The Auth Coverage dashboard

The Auth Coverage dashboard has two modes:

  • Unauthenticated — endpoints whose observed events never carried an auth header. By default it lists only write methods (POST/PUT/PATCH/DELETE), the most damaging to leave open; a "Include read methods" toggle adds GET/HEAD/OPTIONS.
  • Inconsistent — endpoints seen with both authenticated and unauthenticated traffic (the auth_inconsistent condition).

Each row shows the method, path, call count, worst risk score, and last-seen, plus a banner alert summarizing how many endpoints are exposed. An all-clear state confirms every observed endpoint enforces auth.

Consumer fingerprinting

When extract_consumer_fingerprint is enabled (the default), the collector derives a stable consumer_hash per event and aggregates the distinct values into a consumers[] array on each inventory row (roughly the 5–10 most recent). Sources, in precedence order:

  1. The JWT sub claim parsed from Authorization: Bearer <jwt>.
  2. The mTLS peer certificate subject, when no JWT is present.

The identity is hashed one-way with HASH_SALT before storage. The token itself is never kept — only the hashed claim.

Signatures are not verified

The collector does not verify the JWT signature; that is the upstream service's responsibility. Treat consumer_hash as observed metadata — a stable grouping key, not an authenticated identity.

The Consumers dashboard

The Consumers dashboard profiles per-identity behavior over a time window (backed by ClickHouse):

  • A top-consumers table keyed by consumer_hash, showing event volume, max threat score, threat-intel hits, distinct source IPs, distinct endpoints, and last-seen.
  • An anonymous bucket card breaking out how many events (and what percentage) had no extractable consumer identity — unfingerprinted traffic collapsed into one bucket.
  • A per-consumer detail drawer with KPIs (events, endpoints, source IPs, max threat, critical events, TI hits), geo/ASN, method and status distributions, top source IPs, and the consumer's top endpoints.

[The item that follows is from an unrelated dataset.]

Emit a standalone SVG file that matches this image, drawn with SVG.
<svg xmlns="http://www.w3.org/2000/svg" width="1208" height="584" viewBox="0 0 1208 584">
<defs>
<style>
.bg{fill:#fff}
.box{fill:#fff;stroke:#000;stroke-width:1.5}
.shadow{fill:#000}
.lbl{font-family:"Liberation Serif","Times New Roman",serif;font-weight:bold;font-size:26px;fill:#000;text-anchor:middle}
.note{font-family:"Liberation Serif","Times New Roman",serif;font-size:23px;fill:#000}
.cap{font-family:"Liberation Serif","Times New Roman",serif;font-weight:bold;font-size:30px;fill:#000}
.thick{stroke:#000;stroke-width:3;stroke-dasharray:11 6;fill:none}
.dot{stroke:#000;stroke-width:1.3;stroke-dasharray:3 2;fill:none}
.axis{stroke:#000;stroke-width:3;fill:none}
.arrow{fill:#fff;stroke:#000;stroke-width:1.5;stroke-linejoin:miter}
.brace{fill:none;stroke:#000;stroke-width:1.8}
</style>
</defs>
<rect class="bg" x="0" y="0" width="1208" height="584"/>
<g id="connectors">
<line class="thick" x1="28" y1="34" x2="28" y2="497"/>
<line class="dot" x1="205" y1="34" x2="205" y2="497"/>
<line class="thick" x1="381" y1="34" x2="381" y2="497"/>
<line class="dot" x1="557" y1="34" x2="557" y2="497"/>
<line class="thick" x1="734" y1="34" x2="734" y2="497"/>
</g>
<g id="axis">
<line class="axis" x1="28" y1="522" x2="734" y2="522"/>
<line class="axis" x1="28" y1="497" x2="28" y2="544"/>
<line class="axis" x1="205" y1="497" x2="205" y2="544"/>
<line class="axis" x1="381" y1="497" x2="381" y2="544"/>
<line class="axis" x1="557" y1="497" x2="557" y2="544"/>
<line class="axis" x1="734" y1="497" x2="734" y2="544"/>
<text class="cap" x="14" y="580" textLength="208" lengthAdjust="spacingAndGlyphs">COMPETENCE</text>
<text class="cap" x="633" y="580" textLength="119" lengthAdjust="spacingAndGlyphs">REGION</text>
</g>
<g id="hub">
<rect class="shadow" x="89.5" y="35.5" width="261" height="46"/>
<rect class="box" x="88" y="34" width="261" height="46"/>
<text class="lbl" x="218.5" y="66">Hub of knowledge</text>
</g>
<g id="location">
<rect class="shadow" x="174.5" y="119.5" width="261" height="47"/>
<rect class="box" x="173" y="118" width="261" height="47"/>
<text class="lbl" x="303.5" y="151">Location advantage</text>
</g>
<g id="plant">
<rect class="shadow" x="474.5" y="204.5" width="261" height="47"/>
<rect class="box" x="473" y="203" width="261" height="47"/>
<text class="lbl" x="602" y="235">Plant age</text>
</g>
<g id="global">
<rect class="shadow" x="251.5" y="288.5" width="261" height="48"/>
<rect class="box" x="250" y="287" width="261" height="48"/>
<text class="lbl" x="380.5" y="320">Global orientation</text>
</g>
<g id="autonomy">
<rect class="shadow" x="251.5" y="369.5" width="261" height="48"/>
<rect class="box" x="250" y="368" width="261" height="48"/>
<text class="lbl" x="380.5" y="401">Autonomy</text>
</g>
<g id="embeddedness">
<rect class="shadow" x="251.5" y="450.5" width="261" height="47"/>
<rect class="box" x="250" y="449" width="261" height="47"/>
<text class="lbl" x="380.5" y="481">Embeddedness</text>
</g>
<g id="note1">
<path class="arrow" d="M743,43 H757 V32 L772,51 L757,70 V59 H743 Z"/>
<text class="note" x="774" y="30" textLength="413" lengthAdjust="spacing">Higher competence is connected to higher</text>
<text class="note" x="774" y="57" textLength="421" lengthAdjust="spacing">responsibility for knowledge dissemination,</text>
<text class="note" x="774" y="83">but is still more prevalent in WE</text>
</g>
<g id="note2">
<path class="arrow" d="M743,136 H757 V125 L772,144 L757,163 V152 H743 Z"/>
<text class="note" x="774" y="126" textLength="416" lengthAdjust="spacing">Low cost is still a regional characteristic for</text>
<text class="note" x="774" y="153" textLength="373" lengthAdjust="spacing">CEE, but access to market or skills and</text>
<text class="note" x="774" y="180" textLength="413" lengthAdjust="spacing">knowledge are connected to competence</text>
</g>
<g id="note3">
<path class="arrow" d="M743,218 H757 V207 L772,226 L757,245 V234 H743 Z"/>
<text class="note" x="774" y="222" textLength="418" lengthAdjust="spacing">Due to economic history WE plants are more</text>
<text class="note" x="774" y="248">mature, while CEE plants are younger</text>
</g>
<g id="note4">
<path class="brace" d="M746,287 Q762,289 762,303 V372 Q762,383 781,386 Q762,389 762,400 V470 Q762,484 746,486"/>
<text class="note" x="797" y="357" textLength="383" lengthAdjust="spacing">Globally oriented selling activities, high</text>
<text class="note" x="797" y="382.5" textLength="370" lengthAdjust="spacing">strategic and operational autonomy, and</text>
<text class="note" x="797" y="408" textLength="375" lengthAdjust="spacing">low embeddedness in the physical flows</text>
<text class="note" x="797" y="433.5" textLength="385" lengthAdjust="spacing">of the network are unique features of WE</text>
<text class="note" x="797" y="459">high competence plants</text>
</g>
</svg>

Because the hash is one-way, a raw source IP appears in the drawer only when raw source-IP storage is on; otherwise a hashed identifier is shown behind a lock icon.

The privacy model

API Discovery is designed to give security teams visibility without becoming a liability of its own. The guarantees:

DataWhat is kept
Request/response bodiesNever persisted (ALS doesn't ship them).
Query stringsNever persisted — always stripped from the path; redirect Location headers have their query + fragment stripped too, so OAuth code / SAML state can't leak.
Path segments matching PIIMasked to {pii} before storage; only the category name is kept.
Sensitive headers14 headers are dropped before persistence regardless of any allowlist: Authorization, Proxy-Authorization, X-Forwarded-Authorization, X-Original-Authorization, X-Forwarded-User, Cookie, Set-Cookie, Set-Cookie2, X-Api-Key, X-Auth-Token, X-CSRF-Token, X-XSRF-Token, Traceparent, Tracestate.
Source IPHashed one-way by default (hash_source_ip, SHA-256(salt + value) truncated to 16 hex chars).
User-AgentHashed one-way by default (hash_user_agent, same scheme).
Consumer identityJWT sub / mTLS subject hashed one-way with HASH_SALT.

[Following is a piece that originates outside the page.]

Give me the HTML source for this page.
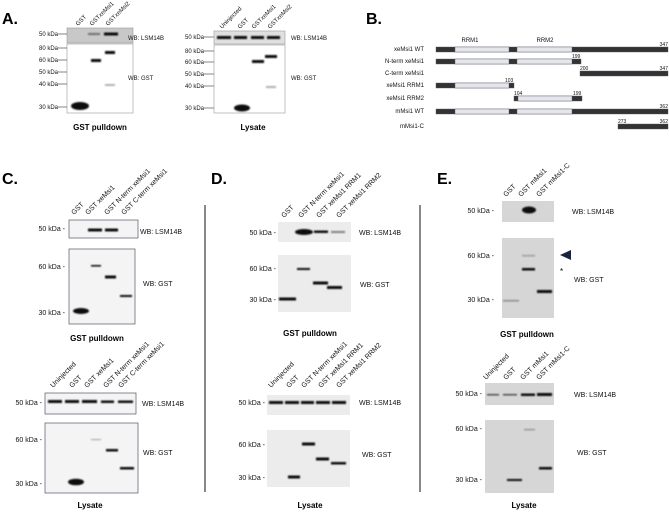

Everything the collector keeps about who made a request is a salted one-way hash. The hashes are useful only for equality (grouping the same identity/IP/UA across events) — they can't be reversed to the original value.

Raw IP / User-Agent retention

The raw source_ip and user_agent columns are governed by store_raw_source_ip and store_raw_user_agent. Per the collector schema these default to on (*bool nil = on), populating the raw columns alongside the hashes; an operator opts out for compliance by setting them to false, which leaves those columns empty while the one-way hashes still populate. Turning raw storage off is the stricter, hash-only posture.

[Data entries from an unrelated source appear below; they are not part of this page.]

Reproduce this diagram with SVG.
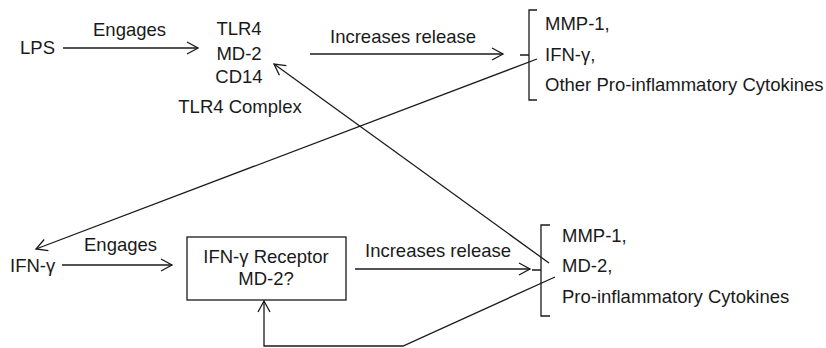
<svg xmlns="http://www.w3.org/2000/svg" width="826" height="348" viewBox="0 0 826 348">
  <defs>
    <style>
      text { font-family: "Liberation Sans", Arial, sans-serif; font-size: 18.5px; fill: #1a1a1a; }
      .mid { text-anchor: middle; }
      .line { fill: none; stroke: #1a1a1a; stroke-width: 1.3; }
      .arrow { fill: none; stroke: #1a1a1a; stroke-width: 1.3; marker-end: url(#chev); }
    </style>
    <marker id="chev" markerUnits="userSpaceOnUse" markerWidth="14" markerHeight="14" viewBox="0 0 14 14" refX="12" refY="7" orient="auto">
      <path d="M1,1 L12,7 L1,13" fill="none" stroke="#1a1a1a" stroke-width="1.3"/>
    </marker>
  </defs>

  <!-- Top pathway -->
  <g id="lps">
    <text x="20" y="54">LPS</text>
  </g>
  <g id="tlr4-complex">
    <text class="mid" x="239" y="34.5">TLR4</text>
    <text class="mid" x="239" y="60">MD-2</text>
    <text class="mid" x="239" y="83">CD14</text>
    <text class="mid" x="240" y="112.5">TLR4 Complex</text>
  </g>
  <g id="top-products">
    <path class="line" d="M537,10 L529,10 L529,100 L537,100 M520,55 L529,55"/>
    <text x="545" y="30">MMP-1,</text>
    <text x="545" y="61">IFN-γ,</text>
    <text x="545" y="91">Other Pro-inflammatory Cytokines</text>
  </g>

  <!-- Bottom pathway -->
  <g id="ifng">
    <text x="10" y="272">IFN-γ</text>
  </g>
  <g id="ifng-receptor">
    <rect x="187" y="237" width="159" height="63" fill="none" stroke="#1a1a1a" stroke-width="1.3"/>
    <text class="mid" x="266" y="263">IFN-γ Receptor</text>
    <text class="mid" x="266" y="285">MD-2?</text>
  </g>
  <g id="bottom-products">
    <path class="line" d="M550,225 L541,225 L541,316 L550,316 M532,270 L541,270"/>
    <text x="562" y="242">MMP-1,</text>
    <text x="562" y="272">MD-2,</text>
    <text x="562" y="303">Pro-inflammatory Cytokines</text>
  </g>

  <!-- Connectors -->
  <g id="connectors">
    <path class="arrow" d="M63,48 L198,48"/>
    <text x="93" y="35.5">Engages</text>
    <path class="arrow" d="M310,54 L503,54"/>
    <text x="330" y="43">Increases release</text>

    <path class="arrow" d="M62,265 L172,265"/>
    <text x="84" y="251">Engages</text>
    <path class="arrow" d="M355,269 L530,269"/>
    <text x="365" y="257">Increases release</text>

    <!-- IFN-γ released by TLR4 signalling feeds the lower pathway -->
    <path class="arrow" d="M537,59 L36,249"/>
    <!-- MD-2 released by the lower pathway feeds the TLR4 complex -->
    <path class="arrow" d="M549,263 L274,64"/>
    <!-- Autocrine loop back to the receptor -->
    <path class="arrow" d="M555,277 L403,346 L264,346 L264,301"/>
  </g>
</svg>
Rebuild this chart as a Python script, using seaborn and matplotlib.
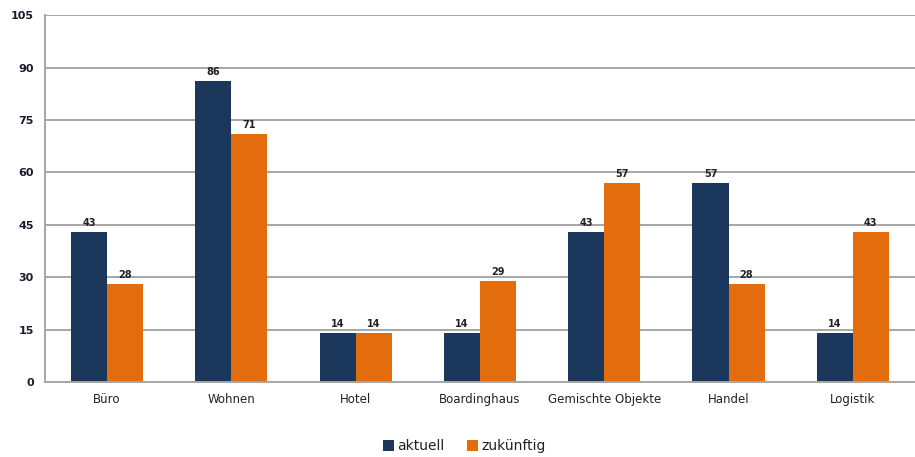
import matplotlib
matplotlib.use("Agg")
import matplotlib.pyplot as plt
import seaborn as sns
import pandas as pd
import numpy as np

categories = ["Büro", "Wohnen", "Hotel", "Boardinghaus", "Gemischte Objekte", "Handel", "Logistik"]
aktuell = [43, 86, 14, 14, 43, 57, 14]
zukuenftig = [28, 71, 14, 29, 57, 28, 43]
series_names = ["aktuell", "zukünftig"]
y_ticks = [0, 15, 30, 45, 60, 75, 90, 105]

df = pd.DataFrame({
    "Kategorie": categories * 2,
    "Wert": aktuell + zukuenftig,
    "Serie": [series_names[0]] * len(categories) + [series_names[1]] * len(categories),
})

sns.set_theme(style="white")
plt.rcParams["font.family"] = ["DejaVu Sans"]

fig = plt.figure(figsize=(9.15, 4.57), dpi=100)
ax = fig.add_axes([0.049, 0.164, 0.951, 0.803])

palette = {"aktuell": "#1B375C", "zukünftig": "#E36C0C"}
sns.barplot(data=df, x="Kategorie", y="Wert", hue="Serie", order=categories,
            hue_order=series_names, palette=palette, width=0.58, gap=0,
            saturation=1, ax=ax, legend=True, linewidth=0)

for cont in ax.containers:
    ax.bar_label(cont, fmt="%d", padding=3, fontsize=7, fontweight="bold", color="#222222")

ax.set_ylim(0, 105)
ax.set_yticks(y_ticks)
ax.set_xlim(-0.5, len(categories) - 0.5)
ax.yaxis.grid(True, color="#A6A6A6", linewidth=1.4)
ax.set_axisbelow(True)
for s in ["top", "right"]:
    ax.spines[s].set_visible(False)
for s in ["left", "bottom"]:
    ax.spines[s].set_color("#A6A6A6")
    ax.spines[s].set_linewidth(1.4)

ax.tick_params(axis="y", length=6, color="#A6A6A6", width=1.4, labelsize=8, pad=2, labelcolor="#1a1a2e")
for lbl in ax.get_yticklabels():
    lbl.set_fontweight("semibold")
ax.tick_params(axis="x", which="major", length=0, labelsize=8.5, pad=8, labelcolor="#222222")
ax.set_xticks(np.arange(-0.5, len(categories), 1.0), minor=True)
ax.tick_params(axis="x", which="minor", length=5, color="#A6A6A6", width=1.4)
ax.set_xlabel("")
ax.set_ylabel("")

leg = ax.legend(loc="lower center", bbox_to_anchor=(0.482, -0.228), ncol=2, frameon=False,
                fontsize=10, handlelength=0.8, handleheight=0.8, handletextpad=0.25,
                columnspacing=1.6)
for t in leg.get_texts():
    t.set_color("#222222")

fig.savefig("out.png", dpi=100)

HASH_SALT is required — and load-bearing

HASH_SALT is a mandatory bootstrap secret. The collector rejects an empty or whitespace-only value at startup — without a real salt, an attacker could rainbow-table the IP/UA/consumer hashes. Two consequences:

  • Set it to a strong, secret value and manage it like any other credential.
  • Rotating it invalidates every downstream hash join — all consumer/IP/UA correlations restart from the rotation point. Rotate deliberately, not casually.